### Task goal
Set the data down again, exactly as it reads, but without the pictures.

### Material
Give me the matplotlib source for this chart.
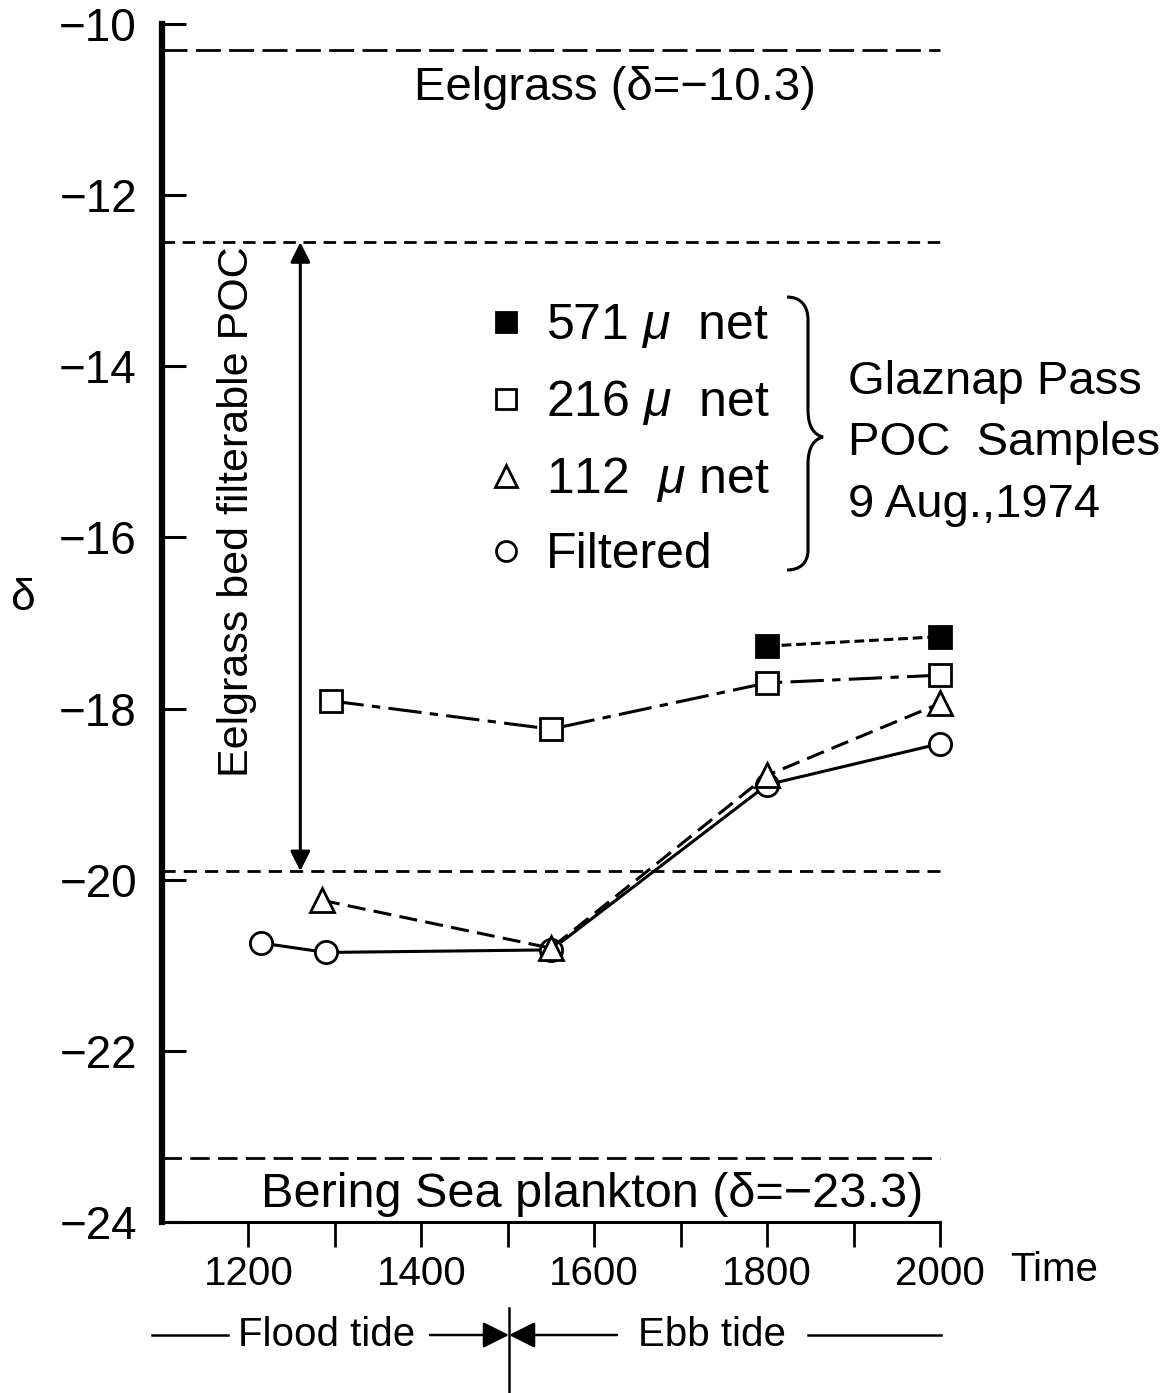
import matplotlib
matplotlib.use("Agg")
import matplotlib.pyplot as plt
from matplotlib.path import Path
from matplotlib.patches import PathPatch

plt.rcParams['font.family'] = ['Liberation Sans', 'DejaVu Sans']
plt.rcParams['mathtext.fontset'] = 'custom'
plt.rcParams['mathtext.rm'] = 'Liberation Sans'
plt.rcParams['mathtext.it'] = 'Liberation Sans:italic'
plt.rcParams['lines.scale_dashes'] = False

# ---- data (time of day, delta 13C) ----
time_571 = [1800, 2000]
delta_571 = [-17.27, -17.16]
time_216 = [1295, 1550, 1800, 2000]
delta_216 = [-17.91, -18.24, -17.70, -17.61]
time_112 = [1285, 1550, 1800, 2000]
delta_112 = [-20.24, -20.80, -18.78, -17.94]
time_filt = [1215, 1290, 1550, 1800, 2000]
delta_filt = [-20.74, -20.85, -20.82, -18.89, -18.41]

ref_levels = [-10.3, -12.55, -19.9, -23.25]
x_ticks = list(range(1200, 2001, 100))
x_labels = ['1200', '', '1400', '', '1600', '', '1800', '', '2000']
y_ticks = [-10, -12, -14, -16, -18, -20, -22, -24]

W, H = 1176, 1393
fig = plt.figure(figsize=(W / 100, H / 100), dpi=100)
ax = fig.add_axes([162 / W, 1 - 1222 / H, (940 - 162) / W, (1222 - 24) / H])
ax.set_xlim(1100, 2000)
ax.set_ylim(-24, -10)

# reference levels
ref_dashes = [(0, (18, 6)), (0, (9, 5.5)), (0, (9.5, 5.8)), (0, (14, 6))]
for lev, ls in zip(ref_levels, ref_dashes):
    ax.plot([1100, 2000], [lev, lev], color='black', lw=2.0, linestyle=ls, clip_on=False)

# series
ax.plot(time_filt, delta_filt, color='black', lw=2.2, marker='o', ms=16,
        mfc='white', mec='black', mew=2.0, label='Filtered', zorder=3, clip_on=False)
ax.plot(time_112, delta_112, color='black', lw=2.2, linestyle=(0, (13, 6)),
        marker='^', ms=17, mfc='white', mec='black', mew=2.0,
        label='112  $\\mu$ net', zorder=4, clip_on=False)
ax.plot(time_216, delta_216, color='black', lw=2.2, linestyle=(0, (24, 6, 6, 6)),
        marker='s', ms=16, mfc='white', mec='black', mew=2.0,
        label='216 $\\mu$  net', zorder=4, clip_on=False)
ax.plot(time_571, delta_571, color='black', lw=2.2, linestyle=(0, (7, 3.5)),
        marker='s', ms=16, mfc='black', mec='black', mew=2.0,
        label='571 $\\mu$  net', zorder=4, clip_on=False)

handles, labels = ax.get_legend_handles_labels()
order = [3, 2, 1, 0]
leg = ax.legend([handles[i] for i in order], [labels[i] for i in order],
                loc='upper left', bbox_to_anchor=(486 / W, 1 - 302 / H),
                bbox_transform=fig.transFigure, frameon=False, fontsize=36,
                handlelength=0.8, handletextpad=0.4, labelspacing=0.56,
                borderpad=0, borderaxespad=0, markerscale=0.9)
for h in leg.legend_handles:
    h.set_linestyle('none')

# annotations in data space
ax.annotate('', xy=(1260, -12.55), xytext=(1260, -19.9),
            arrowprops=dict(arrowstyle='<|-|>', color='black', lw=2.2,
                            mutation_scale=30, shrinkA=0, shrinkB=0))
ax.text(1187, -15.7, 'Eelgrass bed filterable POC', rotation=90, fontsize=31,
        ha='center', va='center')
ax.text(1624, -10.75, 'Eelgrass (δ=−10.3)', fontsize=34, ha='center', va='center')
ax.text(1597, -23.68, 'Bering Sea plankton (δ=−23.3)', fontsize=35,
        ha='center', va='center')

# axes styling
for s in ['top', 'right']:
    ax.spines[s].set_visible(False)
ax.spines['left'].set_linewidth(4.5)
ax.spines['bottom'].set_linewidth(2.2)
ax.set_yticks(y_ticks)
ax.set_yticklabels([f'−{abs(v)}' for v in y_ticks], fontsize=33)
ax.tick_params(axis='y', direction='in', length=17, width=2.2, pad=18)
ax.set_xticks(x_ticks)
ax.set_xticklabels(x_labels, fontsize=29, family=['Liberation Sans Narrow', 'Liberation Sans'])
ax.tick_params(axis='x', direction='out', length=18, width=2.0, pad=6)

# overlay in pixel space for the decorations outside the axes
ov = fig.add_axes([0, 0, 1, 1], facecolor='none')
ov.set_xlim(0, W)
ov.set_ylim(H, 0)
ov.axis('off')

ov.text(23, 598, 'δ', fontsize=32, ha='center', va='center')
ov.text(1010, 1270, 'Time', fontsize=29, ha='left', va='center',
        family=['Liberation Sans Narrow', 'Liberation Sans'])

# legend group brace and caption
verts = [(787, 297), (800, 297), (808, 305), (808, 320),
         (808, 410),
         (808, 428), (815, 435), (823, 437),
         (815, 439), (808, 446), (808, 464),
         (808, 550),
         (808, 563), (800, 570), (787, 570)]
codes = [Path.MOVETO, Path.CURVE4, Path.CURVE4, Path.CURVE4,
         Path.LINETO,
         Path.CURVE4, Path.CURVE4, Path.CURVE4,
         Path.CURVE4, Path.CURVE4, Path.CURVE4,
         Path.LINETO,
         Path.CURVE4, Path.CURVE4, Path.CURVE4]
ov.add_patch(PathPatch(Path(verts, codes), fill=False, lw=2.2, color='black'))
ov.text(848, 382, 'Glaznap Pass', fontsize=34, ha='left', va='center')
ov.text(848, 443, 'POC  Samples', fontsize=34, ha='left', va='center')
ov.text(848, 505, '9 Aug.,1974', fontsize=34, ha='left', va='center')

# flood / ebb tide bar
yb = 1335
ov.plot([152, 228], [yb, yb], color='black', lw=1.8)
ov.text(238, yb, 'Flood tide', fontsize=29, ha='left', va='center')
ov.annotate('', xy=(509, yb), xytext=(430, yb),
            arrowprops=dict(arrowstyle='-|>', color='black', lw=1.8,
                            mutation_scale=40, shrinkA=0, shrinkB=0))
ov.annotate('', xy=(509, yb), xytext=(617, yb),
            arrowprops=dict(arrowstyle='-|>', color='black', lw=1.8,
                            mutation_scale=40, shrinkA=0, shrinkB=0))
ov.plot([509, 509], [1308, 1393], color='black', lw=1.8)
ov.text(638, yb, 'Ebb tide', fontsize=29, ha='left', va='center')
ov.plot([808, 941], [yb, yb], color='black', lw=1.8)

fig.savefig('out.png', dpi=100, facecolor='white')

### Solved problem
Give me the matplotlib source for this chart.
import matplotlib
matplotlib.use("Agg")
import matplotlib.pyplot as plt
from matplotlib.path import Path
from matplotlib.patches import PathPatch

plt.rcParams['font.family'] = ['Liberation Sans', 'DejaVu Sans']
plt.rcParams['mathtext.fontset'] = 'custom'
plt.rcParams['mathtext.rm'] = 'Liberation Sans'
plt.rcParams['mathtext.it'] = 'Liberation Sans:italic'
plt.rcParams['lines.scale_dashes'] = False

# ---- data (time of day, delta 13C) ----
time_571 = [1800, 2000]
delta_571 = [-17.27, -17.16]
time_216 = [1295, 1550, 1800, 2000]
delta_216 = [-17.91, -18.24, -17.70, -17.61]
time_112 = [1285, 1550, 1800, 2000]
delta_112 = [-20.24, -20.80, -18.78, -17.94]
time_filt = [1215, 1290, 1550, 1800, 2000]
delta_filt = [-20.74, -20.85, -20.82, -18.89, -18.41]

ref_levels = [-10.3, -12.55, -19.9, -23.25]
x_ticks = list(range(1200, 2001, 100))
x_labels = ['1200', '', '1400', '', '1600', '', '1800', '', '2000']
y_ticks = [-10, -12, -14, -16, -18, -20, -22, -24]

W, H = 1176, 1393
fig = plt.figure(figsize=(W / 100, H / 100), dpi=100)
ax = fig.add_axes([162 / W, 1 - 1222 / H, (940 - 162) / W, (1222 - 24) / H])
ax.set_xlim(1100, 2000)
ax.set_ylim(-24, -10)

# reference levels
ref_dashes = [(0, (18, 6)), (0, (9, 5.5)), (0, (9.5, 5.8)), (0, (14, 6))]
for lev, ls in zip(ref_levels, ref_dashes):
    ax.plot([1100, 2000], [lev, lev], color='black', lw=2.0, linestyle=ls, clip_on=False)

# series
ax.plot(time_filt, delta_filt, color='black', lw=2.2, marker='o', ms=16,
        mfc='white', mec='black', mew=2.0, label='Filtered', zorder=3, clip_on=False)
ax.plot(time_112, delta_112, color='black', lw=2.2, linestyle=(0, (13, 6)),
        marker='^', ms=17, mfc='white', mec='black', mew=2.0,
        label='112  $\\mu$ net', zorder=4, clip_on=False)
ax.plot(time_216, delta_216, color='black', lw=2.2, linestyle=(0, (24, 6, 6, 6)),
        marker='s', ms=16, mfc='white', mec='black', mew=2.0,
        label='216 $\\mu$  net', zorder=4, clip_on=False)
ax.plot(time_571, delta_571, color='black', lw=2.2, linestyle=(0, (7, 3.5)),
        marker='s', ms=16, mfc='black', mec='black', mew=2.0,
        label='571 $\\mu$  net', zorder=4, clip_on=False)

handles, labels = ax.get_legend_handles_labels()
order = [3, 2, 1, 0]
leg = ax.legend([handles[i] for i in order], [labels[i] for i in order],
                loc='upper left', bbox_to_anchor=(486 / W, 1 - 302 / H),
                bbox_transform=fig.transFigure, frameon=False, fontsize=36,
                handlelength=0.8, handletextpad=0.4, labelspacing=0.56,
                borderpad=0, borderaxespad=0, markerscale=0.9)
for h in leg.legend_handles:
    h.set_linestyle('none')

# annotations in data space
ax.annotate('', xy=(1260, -12.55), xytext=(1260, -19.9),
            arrowprops=dict(arrowstyle='<|-|>', color='black', lw=2.2,
                            mutation_scale=30, shrinkA=0, shrinkB=0))
ax.text(1187, -15.7, 'Eelgrass bed filterable POC', rotation=90, fontsize=31,
        ha='center', va='center')
ax.text(1624, -10.75, 'Eelgrass (δ=−10.3)', fontsize=34, ha='center', va='center')
ax.text(1597, -23.68, 'Bering Sea plankton (δ=−23.3)', fontsize=35,
        ha='center', va='center')

# axes styling
for s in ['top', 'right']:
    ax.spines[s].set_visible(False)
ax.spines['left'].set_linewidth(4.5)
ax.spines['bottom'].set_linewidth(2.2)
ax.set_yticks(y_ticks)
ax.set_yticklabels([f'−{abs(v)}' for v in y_ticks], fontsize=33)
ax.tick_params(axis='y', direction='in', length=17, width=2.2, pad=18)
ax.set_xticks(x_ticks)
ax.set_xticklabels(x_labels, fontsize=29, family=['Liberation Sans Narrow', 'Liberation Sans'])
ax.tick_params(axis='x', direction='out', length=18, width=2.0, pad=6)

# overlay in pixel space for the decorations outside the axes
ov = fig.add_axes([0, 0, 1, 1], facecolor='none')
ov.set_xlim(0, W)
ov.set_ylim(H, 0)
ov.axis('off')

ov.text(23, 598, 'δ', fontsize=32, ha='center', va='center')
ov.text(1010, 1270, 'Time', fontsize=29, ha='left', va='center',
        family=['Liberation Sans Narrow', 'Liberation Sans'])

# legend group brace and caption
verts = [(787, 297), (800, 297), (808, 305), (808, 320),
         (808, 410),
         (808, 428), (815, 435), (823, 437),
         (815, 439), (808, 446), (808, 464),
         (808, 550),
         (808, 563), (800, 570), (787, 570)]
codes = [Path.MOVETO, Path.CURVE4, Path.CURVE4, Path.CURVE4,
         Path.LINETO,
         Path.CURVE4, Path.CURVE4, Path.CURVE4,
         Path.CURVE4, Path.CURVE4, Path.CURVE4,
         Path.LINETO,
         Path.CURVE4, Path.CURVE4, Path.CURVE4]
ov.add_patch(PathPatch(Path(verts, codes), fill=False, lw=2.2, color='black'))
ov.text(848, 382, 'Glaznap Pass', fontsize=34, ha='left', va='center')
ov.text(848, 443, 'POC  Samples', fontsize=34, ha='left', va='center')
ov.text(848, 505, '9 Aug.,1974', fontsize=34, ha='left', va='center')

# flood / ebb tide bar
yb = 1335
ov.plot([152, 228], [yb, yb], color='black', lw=1.8)
ov.text(238, yb, 'Flood tide', fontsize=29, ha='left', va='center')
ov.annotate('', xy=(509, yb), xytext=(430, yb),
            arrowprops=dict(arrowstyle='-|>', color='black', lw=1.8,
                            mutation_scale=40, shrinkA=0, shrinkB=0))
ov.annotate('', xy=(509, yb), xytext=(617, yb),
            arrowprops=dict(arrowstyle='-|>', color='black', lw=1.8,
                            mutation_scale=40, shrinkA=0, shrinkB=0))
ov.plot([509, 509], [1308, 1393], color='black', lw=1.8)
ov.text(638, yb, 'Ebb tide', fontsize=29, ha='left', va='center')
ov.plot([808, 941], [yb, yb], color='black', lw=1.8)

fig.savefig('out.png', dpi=100, facecolor='white')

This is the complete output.